Been testing different ways to phrase our NPS survey and getting wildly different scores.
Same users, same timing, but changing “likely to recommend” vs “would you recommend” shifts results by 15-20 points.
Anyone else notice this or am I overthinking the wording?
Wording impacts scores for sure. We noticed similar shifts with our survey questions too.
Definitely relates to how people interpret questions
Testing wording variations is key. I found similar results with app store review prompts. The word “likely” leads to overthinking, while “would you recommend” gets a more instinctive response.
Using simpler questions is best for mobile apps since users are often distracted. Different scores can offer a clearer picture of actual feelings.
Wording changes everything with NPS.
“Likely to recommend” makes people think about probability and future scenarios. “Would you recommend” feels more immediate and concrete.
The 15-20 point swing you’re seeing is normal. Users respond differently when they’re imagining a hypothetical vs making a direct statement.
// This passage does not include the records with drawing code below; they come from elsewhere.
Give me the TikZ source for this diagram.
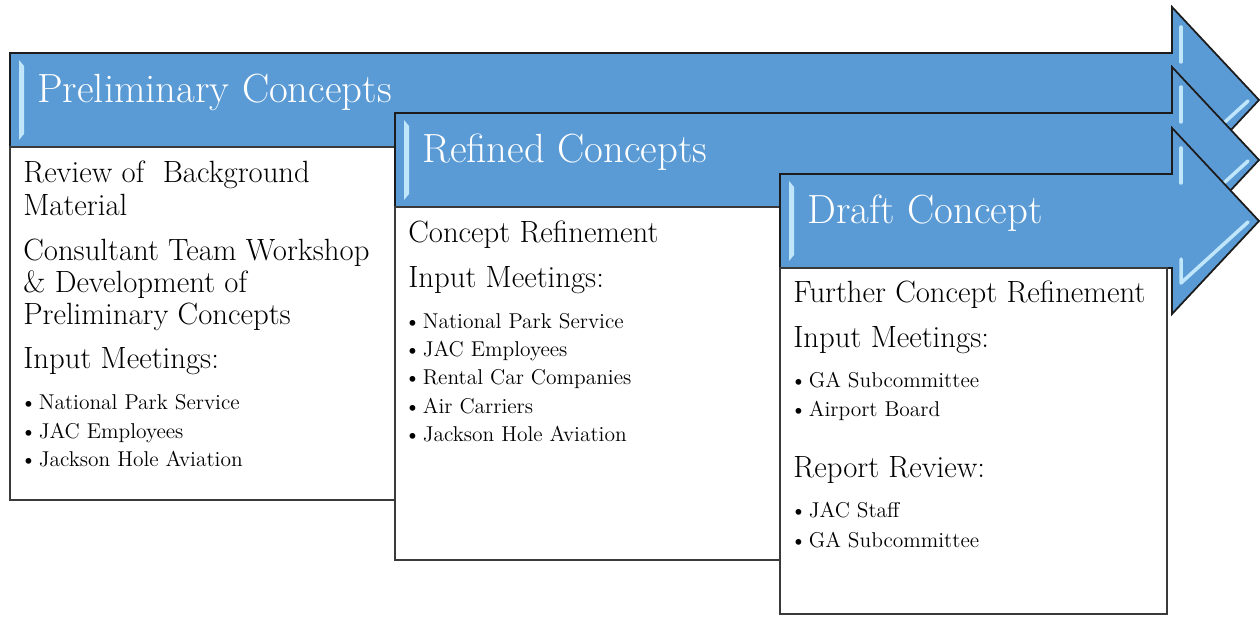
\documentclass[tikz,border=0pt]{standalone}
\usepackage{xcolor}
\usepackage{tikz}
\definecolor{stage_fill}{HTML}{5B9BD5}
\definecolor{stage_bevel}{HTML}{BFE6FA}
\definecolor{stage_line}{HTML}{1C1C1C}
\definecolor{box_line}{HTML}{3A3A3A}

\begin{document}
\begin{tikzpicture}[x={(.02cm,0)}, y={(0,-.02cm)}]
    \tikzstyle{stage} = [fill = stage_fill, draw = stage_line, line width = 1pt, line join = miter];
    \tikzstyle{bevel} = [draw = stage_bevel, line width = 2pt, line cap = round, line join = round];
    \tikzstyle{panel} = [fill = white, draw = box_line, line width = 1.1pt];
    \tikzstyle{title} = [anchor = base west, inner sep = 0, text = white, font = \fontsize{23.2}{26}\selectfont];
    \tikzstyle{item} = [anchor = base west, inner sep = 0, font = \fontsize{17.5}{20}\selectfont];
    \tikzstyle{point} = [anchor = base west, inner sep = 0, font = \fontsize{12.2}{14}\selectfont, execute at begin node = {\textbullet\kern1.2pt}];
    \useasboundingbox (0,0) rectangle (1260,617);
    \foreach \t/\c/\b/\n/\l in {10/100/500/pre/Preliminary Concepts,
        395/160/560/ref/Refined Concepts,
        780/221/614/dra/Draft Concept}
    {
    \draw[stage] (\t,\c-47) -- (1172,\c-47) -- (1172,\c-93) -- (1259,\c) -- (1172,\c+93) -- (1172,\c+47) -- (\t,\c+47) -- cycle;
    \fill[stage_bevel] (\t+9,\c-40) -- (\t+14,\c-34) -- (\t+14,\c+34) -- (\t+9,\c+40) -- cycle;
    \draw[bevel] (1181,\c-73) -- (1181,\c-38);
    \draw[bevel] (1181,\c+38) -- (1181,\c+62) -- (1248,\c+1);
    \draw[panel] (\t,\c+47) rectangle (\t+387,\b);
    \node[title] (\n) at (\t+27,\c+3) {\l};
    }
    \foreach \x/\y/\s/\l [count=\i] in {23/183/item/Review of~ Background,
        23/216/item/Material,
        23/261/item/Consultant Team Workshop,
        23/293/item/\& Development of,
        23/325/item/Preliminary Concepts,
        23/369/item/Input Meetings:,
        20/410/point/National Park Service,
        20/439/point/JAC Employees,
        20/467/point/Jackson Hole Aviation,
        408/243/item/Concept Refinement,
        408/288/item/Input Meetings:,
        404/329/point/National Park Service,
        404/357/point/JAC Employees,
        404/385/point/Rental Car Companies,
        404/414/point/Air Carriers,
        404/442/point/Jackson Hole Aviation,
        793/303/item/Further Concept Refinement,
        793/348/item/Input Meetings:,
        790/388/point/GA Subcommittee,
        790/417/point/Airport Board,
        793/478/item/Report Review:,
        790/518/point/JAC Staff,
        790/547/point/GA Subcommittee}
    {\node[\s] (line\i) at (\x,\y) {\l};}
\end{tikzpicture}
\end{document}
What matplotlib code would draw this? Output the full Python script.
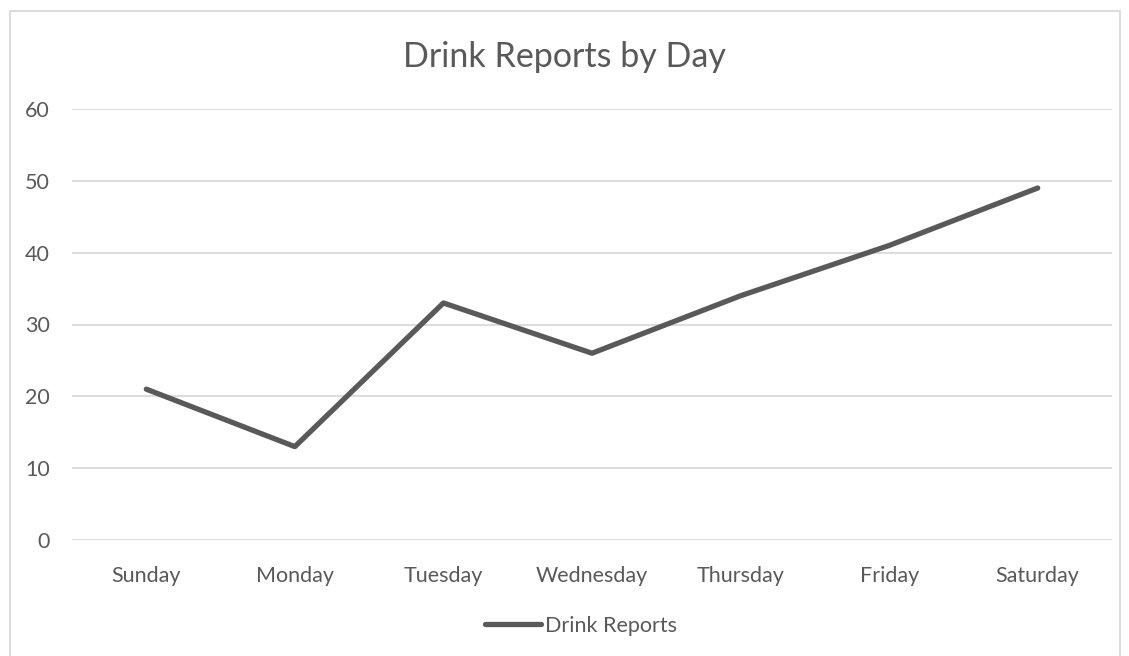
import matplotlib
matplotlib.use("Agg")
import matplotlib.pyplot as plt
from matplotlib.patches import Rectangle

days = ["Sunday", "Monday", "Tuesday", "Wednesday", "Thursday", "Friday", "Saturday"]
reports = [21, 13, 33, 26, 34, 41, 49]
yticks = [0, 10, 20, 30, 40, 50, 60]

plt.rcParams['font.family'] = ['Lato', 'DejaVu Sans']

W, H = 1129, 656
fig = plt.figure(figsize=(W / 100, H / 100), dpi=100)
ax = fig.add_axes([72 / W, 1 - 540 / H, (1112 - 72) / W, (540 - 109) / H])

ax.plot(range(len(days)), reports, color='#595959', lw=3.8,
        solid_capstyle='round', solid_joinstyle='round', label='Drink Reports', zorder=3)

ax.set_xlim(-0.5, len(days) - 0.5)
ax.set_ylim(0, 60)
ax.set_yticks(yticks)
ax.set_xticks(range(len(days)))
ax.set_xticklabels(days)
ax.grid(axis='y', color='#d9d9d9', lw=1.3)
ax.set_axisbelow(True)
for s in ax.spines.values():
    s.set_visible(False)
ax.tick_params(length=0, labelsize=15.5, colors='#595959')
ax.tick_params(axis='y', pad=16)
ax.tick_params(axis='x', pad=19)

fig.text(0.5, 1 - 57 / H, "Drink Reports by Day", ha='center', va='center',
         fontsize=24.5, color='#595959')

# legend sits a bit right of centre in the original
leg = fig.legend(loc='center', bbox_to_anchor=(581 / W, 1 - 626 / H), frameon=False,
                 fontsize=15.5, handlelength=2.6, handletextpad=0.15)
for t in leg.get_texts():
    t.set_color('#595959')

fig.patches.append(Rectangle((10 / W, -0.05), 1110 / W, 1 - 11 / H + 0.05,
                             transform=fig.transFigure, fill=False,
                             edgecolor='#d9d9d9', lw=1.3))

fig.savefig("out.png", dpi=100)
Pick one version and stick with it. Consistency matters more than perfect wording for tracking trends over time.
Ran into this exact issue with a dating app two years ago. Same massive swings in scores.
What we found was “likely” triggered more analytical thinking while “would you” got gut reactions. The gut reactions ended up predicting actual referral behavior way better.
We A/B tested the wording against actual recommendation rates over 3 months. The “would you” version had stronger correlation with users who actually shared the app.
Your 15-20 point difference isn’t noise - it’s measuring different things. Go with whichever version gives you data that matches real user actions.